Icy gales shake the trees above spring’s first new growth

A skeletonised leaf lies on top of tamarisk moss thriving in the wood at Backstone Bank, Weardale
A skeletonised leaf lies on top of tamarisk moss thriving in the wood at Backstone Bank, Weardale Photograph: Phil Gates

I felt the sting of ice on my face just before I reached the shelter of the wood. The squall appeared as a sullen grey mist as it swept down the fell, engulfing grazing sheep before it roared through the tree canopy overhead. A blizzard of tiny hailstones hissed as they bounced across the layer of dead leaves around my feet.

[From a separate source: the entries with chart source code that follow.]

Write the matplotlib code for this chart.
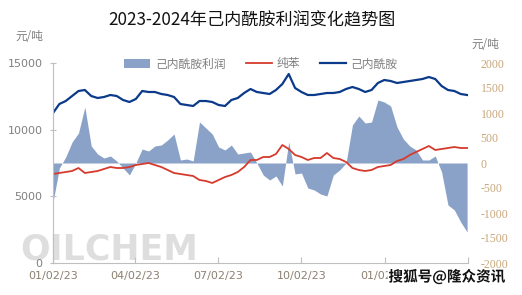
import matplotlib
matplotlib.use("Agg")
import matplotlib.pyplot as plt
import matplotlib.dates as mdates
import matplotlib.patheffects as pe
import pandas as pd
import numpy as np

# ---- data (weekly samples) ----
start_date = "2023-01-02"
n_weeks = 66
dates = pd.date_range(start_date, periods=n_weeks, freq="7D")

caprolactam = [11250, 11925, 12150, 12525, 12900, 12975, 12525, 12375, 12450, 12600,
               12525, 12225, 12075, 12300, 12900, 12825, 12825, 12675, 12600, 12450,
               11925, 11850, 11775, 12150, 12150, 12075, 11850, 11775, 12225, 12375,
               12750, 13050, 12825, 12750, 12675, 12975, 13425, 14175, 13125, 12825,
               12600, 12600, 12675, 12750, 12750, 12825, 13050, 13200, 13050, 12825,
               12975, 13500, 13725, 13650, 13500, 13575, 13650, 13725, 13800, 13950,
               13800, 13275, 12975, 12900, 12675, 12600]

benzene = [6675, 6750, 6825, 6900, 7125, 6750, 6825, 6900, 7050, 7200,
           7125, 7125, 7200, 7350, 7425, 7500, 7350, 7200, 6975, 6750,
           6675, 6600, 6525, 6225, 6150, 6000, 6225, 6450, 6600, 6825,
           7200, 7725, 7725, 7950, 7950, 8175, 8850, 8550, 8100, 7950,
           7725, 7875, 7875, 8250, 7875, 7800, 7575, 7125, 6975, 6900,
           6975, 7200, 7275, 7350, 7650, 7800, 8100, 8325, 8550, 8775,
           8475, 8550, 8625, 8700, 8625, 8625]

profit = [-780, -100, 120, 420, 600, 1120, 340, 180, 100, 140,
          40, -100, -240, 0, 280, 240, 340, 360, 460, 580,
          60, 80, 40, 820, 700, 580, 320, 260, 360, 180,
          200, 220, 0, -240, -340, -260, -460, 420, -220, -200,
          -500, -540, -620, -660, -240, -140, 0, 760, 940, 800,
          820, 1260, 1220, 1140, 720, 480, 340, 260, 60, 60,
          140, -180, -840, -940, -1180, -1380]

left_ticks = [0, 5000, 10000, 15000]
right_ticks = [-2000, -1500, -1000, -500, 0, 500, 1000, 1500, 2000]
x_ticks = ["2023-01-02", "2023-04-02", "2023-07-02", "2023-10-02", "2024-01-02", "2024-04-02"]

title = "2023-2024年己内酰胺利润变化趋势图"
unit = "元/吨"
label_profit = "己内酰胺利润"
label_benzene = "纯苯"
label_cpl = "己内酰胺"

# ---- style ----
CJK = ["Noto Sans CJK SC", "DejaVu Sans"]
plt.rcParams["font.family"] = CJK
plt.rcParams["axes.unicode_minus"] = False

c_area = "#8aa2c7"
c_red = "#d63a2c"
c_blue = "#0b3a8a"
c_gray = "#808080"
c_tan = "#c9a67a"
c_xlab = "#8c8070"

fig = plt.figure(figsize=(5.22, 2.95), dpi=100)
ax = fig.add_axes([53/522, 1-263/295, (468-53)/522, 200/295])
ax2 = ax.twinx()

fill = ax2.fill_between(dates, profit, 0, color=c_area, linewidth=0, label=label_profit)
l_red, = ax.plot(dates, benzene, color=c_red, lw=1.3, label=label_benzene)
l_blue, = ax.plot(dates, caprolactam, color=c_blue, lw=1.6, label=label_cpl)

ax.set_zorder(ax2.get_zorder() + 1)
ax.patch.set_visible(False)

ax.set_ylim(0, 15000)
ax2.set_ylim(-2000, 2000)
xt = pd.to_datetime(x_ticks)
ax.set_xlim(dates[0], xt[-1])

ax.set_yticks(left_ticks)
ax.set_yticklabels([str(v) for v in left_ticks])
ax2.set_yticks(right_ticks)
ax2.set_yticklabels([str(v) for v in right_ticks])
ax.set_xticks(xt)
ax.xaxis.set_major_formatter(mdates.DateFormatter("%m/%d/%y"))

for a in (ax, ax2):
    for s in ("top", "right"):
        a.spines[s].set_visible(False)
ax2.spines["left"].set_visible(False)
ax2.spines["bottom"].set_visible(False)
ax.spines["left"].set_color("#bfbfbf")
ax.spines["bottom"].set_color("#bfbfbf")

ax.tick_params(axis="y", direction="inout", length=5, color="#bfbfbf",
               labelsize=8, labelcolor=c_gray, pad=5)
ax.tick_params(axis="x", direction="in", length=4, color="#bfbfbf",
               labelsize=8, labelcolor=c_xlab, pad=6)
ax2.tick_params(axis="y", length=0, pad=9, labelsize=8.5, labelcolor=c_tan)
for t in ax2.get_yticklabels():
    t.set_fontfamily("Liberation Serif")
for t in ax.get_yticklabels() + ax.get_xticklabels():
    t.set_fontfamily("DejaVu Sans")

fig.text(252/522, 1-20/295, title, ha="center", va="center", fontsize=12.3, color="#111111")
fig.text(15/522, 1-37/295, unit, ha="left", va="center", fontsize=8.4, color=c_gray)
fig.text(471/522, 1-44/295, unit, ha="left", va="center", fontsize=8.4, color=c_gray)

leg = fig.legend(handles=[fill, l_red, l_blue], loc="center",
                 bbox_to_anchor=(261/522, 1-64/295), ncol=3, frameon=False,
                 fontsize=8.5, handlelength=2.2, handletextpad=0.4,
                 columnspacing=1.7, borderaxespad=0)
for t in leg.get_texts():
    t.set_color(c_gray)

# watermarks
fig.text(20/522, 1-249/295, "OILCHEM", ha="left", va="center", fontsize=25,
         fontweight="bold", color="#dedede", family="DejaVu Sans", zorder=0)
fig.text(447/522, 1-277/295, "搜狐号@隆众资讯", ha="center", va="center",
         fontsize=10.5, fontweight="bold", color="#111111", zorder=10,
         bbox=dict(facecolor="white", edgecolor="none", pad=0.3),
         path_effects=[pe.withStroke(linewidth=2, foreground="white")])

fig.savefig("out.png", dpi=100)
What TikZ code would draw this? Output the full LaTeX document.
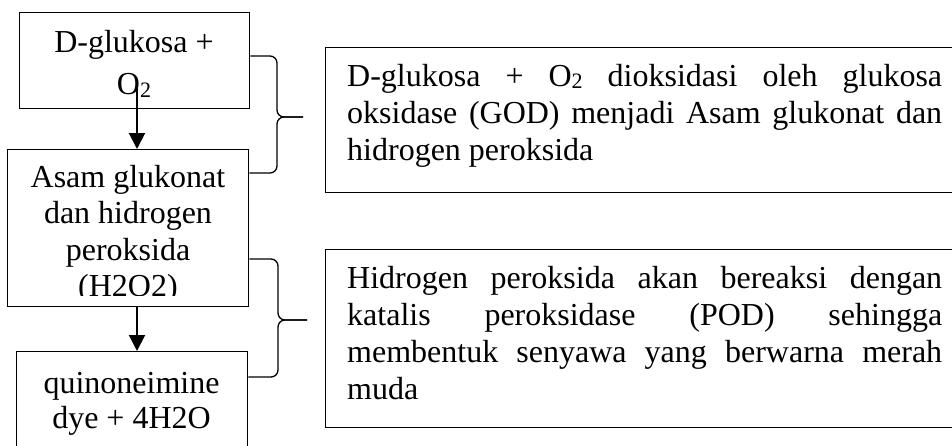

Seeking refuge on the lee side of an oak, I leaned against its trunk. It pushed hard against my back as it bent beneath a swaying crown that clattered against neighbours’ branches. There can be few more exhilarating ways to experience a gale than to feel its elemental force transmitted down through an ancient tree’s trunk and into your own body.

The wind abated, the violence passed and the dusting of hail melted away almost as soon as sunlight reached the ground. The gales that have crashed into these exposed trees since Christmas have left casualties. The trunk of one oak had split from its topmost fork to its roots, one half leaning against another tree, both creaking and groaning as the lull in the gale gently rocked them together. A sweet smell of freshly splintered sapwood seeped from the wound.

Timber that the gales had harvested littered the ground: thick grey ash twigs; fallen white trunks of birches weakened by razor strop fungus; another limb broken from the only wild cherry here. All joining layers of gently rotting wood brought down by previous winters, all part of the natural cycle of death, decay and renewal that has sustained this fragment of ancient woodland over the centuries.

It was on the ground, on fallen trunks and limbs, that the first signs of new life were already forcing their way through the skeletons of last summer’s leaves. Feathery growth of tamarisk moss, (Thuidium tamariscinum), cloaked peeling bark of branches half buried in the soil. Springy tufts of shaggy moss (Rhytidiadelphus triquetrus) rose among fresh wood sorrel leaves from mouldering wood that crumbled to the touch, emitting humic aromas.

This is their season, a window of opportunity before tree leaves expand and deep shade returns to the woodland floor.